Hoy es lunes, el día después del festival de Ichinohe. Después del trabajo, salí a las calles en busca del último aroma, del último rastro vivo que quedara de la celebración. Pero me entristeció no encontrar nada.
De nuevo, las calles estaban vacías, y solo los autos transitaban. De nuevo, las casas que aquel fin de semana estuvieron abiertas, llenas de colores, aromas y sonrisas, volvían a ser fachadas grises con persianas cerradas.
Si alguien preguntara a los últimos kamakiri (mantis) o a los últimos kemushi (orugas peludas) que deambulan por los senderos hoy, ninguno podría confirmar que aquí hubo alegría y fiesta durante tres días. Todo lo que estuvo lleno de color, música, danza y vida, ayer se ordenó y desapareció.
Y duele, porque el festival se esfumó incluso más rápido que los sakura en plena floración: flores que apenas duran una semana, aunque sus pétalos aún puedan perseguirse en el suelo por tres días más.
Y, sin embargo, a las 7:30 de la tarde, todavía escucho el sonido de las flautas en mis oídos, como si en algún lugar cercano alguien todavía tocara taiko y fue. El cuerpo recuerda lo que la ciudad ya ha escondido.
Me cuesta comprender la rapidez con la que los habitantes de Ichinohe organizan y deshacen lo que fue uno de los grandes acontecimientos del año. Quizás sea porque soy colombiano, y la melancolía latinoamericana no nos permite soltar tan fácilmente lo que alguna vez nos hizo felices: los encuentros, las miradas, las palabras, los recuerdos.
Por eso, incluso en marzo, aún se ven luces de Navidad encendidas, guirnaldas de cumpleaños olvidadas, y en diciembre todavía se encuentran rastros de Halloween. Como si nos negáramos a dejar ir lo bueno.
Tal vez aquí, en Japón, las estaciones marcan el ritmo de la vida tan profundamente que todo fluye con un orden preciso. Las estaciones les han enseñado que nada puede detener el tiempo. Incluso los kamakiri enseñan esta lección: en verano son verdes, ahora en otoño se vuelven marrones, un pequeño ejército preparándose para sus últimos días. Pequeños, sí, pero enfrentan el mundo con valentía. En ellos me veo a mí mismo: llegué aquí sin dominar por completo el idioma, y aun así me atreví a vivir, a pertenecer, a seguir adelante a pesar de mi tamaño y mis límites.

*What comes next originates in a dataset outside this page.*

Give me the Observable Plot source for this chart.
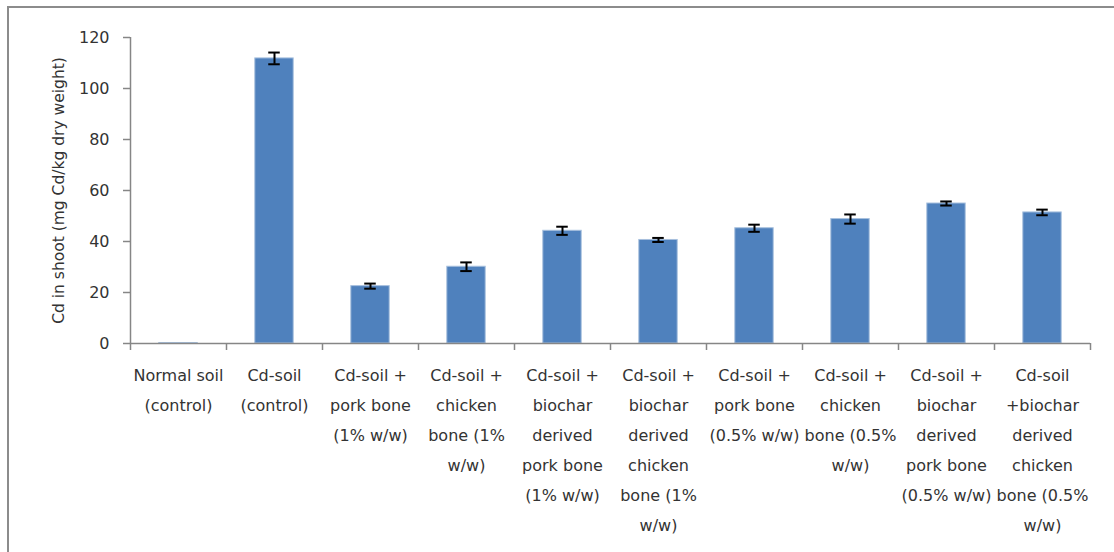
<!DOCTYPE html>
<html>
<head>
<meta charset="utf-8">
<script src="https://cdn.jsdelivr.net/npm/d3@7"></script>
<script src="https://cdn.jsdelivr.net/npm/@observablehq/plot@0.6"></script>
<style>
  html, body { margin: 0; padding: 0; background: #fff; overflow: hidden; }
  #wrap { position: relative; width: 1114px; height: 552px; }
  #frame { position: absolute; left: 7px; top: 6px; width: 1200px; height: 600px;
           border-left: 2px solid #8c8c8c; border-top: 2px solid #8c8c8c; box-sizing: border-box; }
  #chart { position: absolute; left: 0; top: 0; }
  #chart svg g[aria-label="y-axis label"] text { font-size: 15.5px; }
</style>
</head>
<body>
<div id="wrap"><div id="chart"></div><div id="frame"></div></div>
<script>
const categories = [
  "Normal soil\n(control)",
  "Cd-soil\n(control)",
  "Cd-soil +\npork bone\n(1% w/w)",
  "Cd-soil +\nchicken\nbone (1%\nw/w)",
  "Cd-soil +\nbiochar\nderived\npork bone\n(1% w/w)",
  "Cd-soil +\nbiochar\nderived\nchicken\nbone (1%\nw/w)",
  "Cd-soil +\npork bone\n(0.5% w/w)",
  "Cd-soil +\nchicken\nbone (0.5%\nw/w)",
  "Cd-soil +\nbiochar\nderived\npork bone\n(0.5% w/w)",
  "Cd-soil\n+biochar\nderived\nchicken\nbone (0.5%\nw/w)"
];
const values = [0.2, 111.8, 22.5, 30.1, 44.2, 40.6, 45.2, 48.8, 54.9, 51.4];
const errors = [0, 2.3, 1.0, 1.7, 1.6, 0.8, 1.4, 1.8, 0.8, 1.1];
const yTicks = [0, 20, 40, 60, 80, 100, 120];
const yLabel = "Cd in shoot (mg Cd/kg dry weight)";

const data = categories.map((c, i) => ({i, c, v: values[i], e: errors[i]}));
const withErr = data.filter(d => d.e > 0);
const font = "DejaVu Sans, sans-serif";

const chart = Plot.plot({
  width: 1114,
  height: 552,
  marginLeft: 130,
  marginRight: 24,
  marginTop: 37,
  marginBottom: 209,
  style: {fontFamily: font, fontSize: "16px", color: "#333", background: "transparent"},
  x: {type: "linear", domain: [0, categories.length]},
  y: {domain: [0, 120]},
  marks: [
    Plot.rectY(data, {x1: d => d.i + 0.3, x2: d => d.i + 0.7, y1: 0, y2: "v",
      fill: "#4f81bd", stroke: "#a7c0de", strokeWidth: 1}),
    Plot.ruleX(withErr, {x: d => d.i + 0.5, y1: d => d.v - d.e, y2: d => d.v + d.e, stroke: "#000", strokeWidth: 2}),
    Plot.ruleY(withErr, {y: d => d.v - d.e, x1: d => d.i + 0.44, x2: d => d.i + 0.56, stroke: "#000", strokeWidth: 2}),
    Plot.ruleY(withErr, {y: d => d.v + d.e, x1: d => d.i + 0.44, x2: d => d.i + 0.56, stroke: "#000", strokeWidth: 2}),
    Plot.axisY({ticks: yTicks, tickSize: 7, tickPadding: 14, stroke: "#868686", strokeWidth: 1.5,
      fill: "#333", fontSize: 16, label: yLabel, labelAnchor: "center", labelArrow: "none", labelOffset: 78}),
    Plot.axisX({ticks: d3.range(categories.length + 1), tickSize: 7, tickFormat: () => "",
      stroke: "#868686", strokeWidth: 1.5, label: null}),
    Plot.axisX({ticks: data.map(d => d.i + 0.5), tickSize: 0, tickPadding: 16,
      tickFormat: x => categories[Math.floor(x)], lineHeight: 1.875, fontSize: 16, fill: "#333", label: null}),
    Plot.ruleY([0], {stroke: "#868686", strokeWidth: 1.5}),
    Plot.ruleX([0], {stroke: "#868686", strokeWidth: 1.5})
  ]
});
document.getElementById("chart").appendChild(chart);
</script>
</body>
</html>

Y así como las tiendas muestran cuadros y fotografías de años anteriores, yo también espero conservar en mi memoria, en mis fotos y videos, lo que sentí durante este festival. Porque, por primera vez desde que vivo aquí, sentí que pertenecía a algo, que pertenecía a Ichinohe, a este lugar a 13,730 kilómetros de donde nací.
Sentí que mis esfuerzos, al fin, me dieron la certeza de que estar aquí está bien, y que mi misión y mis habilidades pueden ser realmente valiosas para Ichinohe, para Japón, incluso si las estaciones y el paso del tiempo se llevan todo, temporada tras temporada, grado a grado.
Lo efímero, sin memoria, se convierte en sombra. Y en esa sombra, el único testigo es el diablo.